- - Tuesday, May 21, 2019

Democrats’ timing for infatuation with socialism could not be worse. Economically, the country is doing well and perceives itself to be — hardly the recipe for systemic change. Politically, recasting next year’s race from a referendum on President Trump’s incumbency to one on a dismissed ideology is curious at best. Yet, Democrats find themselves in this predicament of their base’s choosing.

Far from an aberration, the 2020 Democratic field’s leftward direction is a continuation. While it did not start with Barack Obama, that was its previous apogee.

Despite working assiduously to hide it then, Mr. Obama was America’s most liberal president — a title he would undoubtedly welcome, and additional indication of the party’s leftward drift today. It is unclear how much further he would have advanced the liberal agenda had Democrats not lost the House in 2010 and the Senate in 2014. However, executive actions, coupled with his first two years, suggest plenty.

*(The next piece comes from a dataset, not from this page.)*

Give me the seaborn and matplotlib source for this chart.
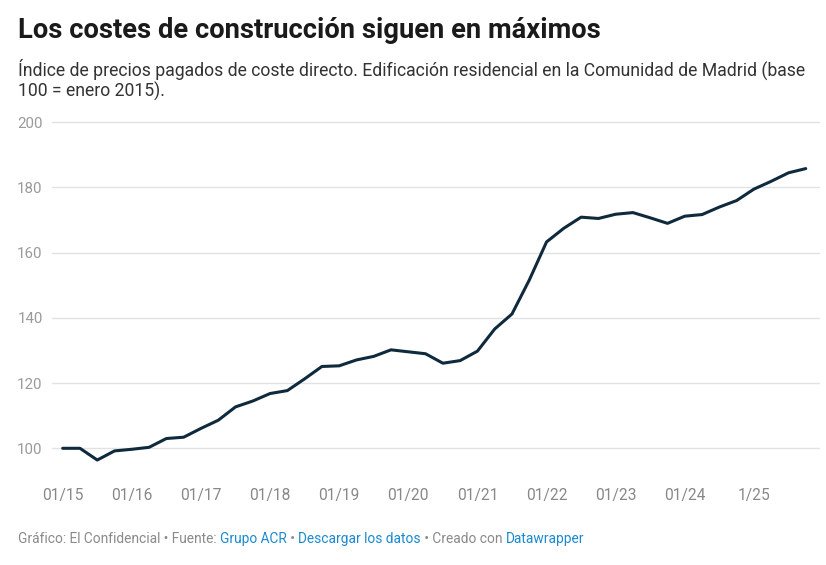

In 2016, Bernie Sanders, not Hillary Clinton, followed the Obama presidency’s lead leftward. Despite Mr. Obama’s clear support for Hillary Clinton, Mr. Sanders still won 43 percent of Democratic primary votes, even while confronting party establishment opposition. Democrats’ 2018 midterm win advanced it. Now, Democrats’ 2020 campaign field has completely embraced it — even the establishmentarian Joe Biden sounds more like Mr. Sanders than Mrs. Clinton, who he resembles.

The left’s success and attachment to socialism in the Democratic Party today starkly contrasts with that ideology’s history of failure in America. Werner Sombart, the leading Marxian of the late 19th and early 20th century, famously concluded: “All socialist utopias came to nothing on roast beef and apple pie.” Never has a hard-left candidate garnered more than 4 percent of a presidential election’s popular vote.

Capitalist prosperity has continually trumped socialist ideology. It would therefore make sense for a 21st century socialist onslaught to choose its moment when the economy was weak and provided an argument for changing the prevailing economic system. However, the opposite is currently the case.

By any popularly perceived yardstick, America’s economy is the strongest in some time. Inflation is low; unemployment historically so. Growth — measured in real GDP, jobs and real wages — is high.

Democrats’ timing for a leftist ascendancy is bad absolutely, but comparatively, too. The economy, notable for its current strength, is also notably stronger than the previous left-of-center administration’s, which got today’s socialist juggernaut rolling.

Democrats’ bad economic timing joins a bad political one. President Trump appears to offer Democrats the rare opportunity to defeat an incumbent president. Rarer still, Mr. Trump appears to present it despite the strong economy — something the last century’s three elected incumbents who lost lacked.

Democrats loudly profess the president’s weakness. Polling appears to attest to it. And Mr. Trump’s personal style seems to contribute to it.

Democrats look to have the rarest of American political opportunities in their grasp: A weak incumbent despite a strong economy. Changing the upcoming referendum from Mr. Trump’s incumbency to socialist ideology is hardly the course to take. It moves from a stronger position to one, not simply weaker, but — in context with past American presidential elections performances — historically so.

American history argues socialism has failed in the face of exceptional prosperity. Advancing socialism would therefore seem to demand that the economy be weak — if not exceptionally so. If anything, the economy is currently exceptionally strong.

Historically, incumbent presidents running for re-election rarely lose — only three times since 1916 — and never when the economy is good. Yet, Democrats believe to the core of their collective soul that Mr. Trump can — and must — be beat in 2020. It would therefore seem to demand their focus be solely on his unique incumbency. Instead, changing next year’s referendum on a president they disdain and dismiss Mr. Trump to one on an ideology that America has disdained and dismissed seems to loom.

To their timing’s diabolical dichotomy, Democrats can also add foreign policy. On the list of America’s nefarious global adversaries (Venezuela, Cuba and North Korea), those embracing communism — socialism’s further extension — rank at the top. Finally, America’s top global competitor is China Communist China. Having America’s main antagonists be further extensions along the same side of the ideological spectrum, makes socialism an even tougher sell than the hard one it already is.

It is bad timing any time to pursue what history, the economy or politics — domestic and foreign — reject. It is particularly so when all three reject it simultaneously. Only Democrats’ base seems to accept it, but that would be all it takes, for the party to have to embrace it.

• J.T. Young served in the Office of Management and at the Treasury Department.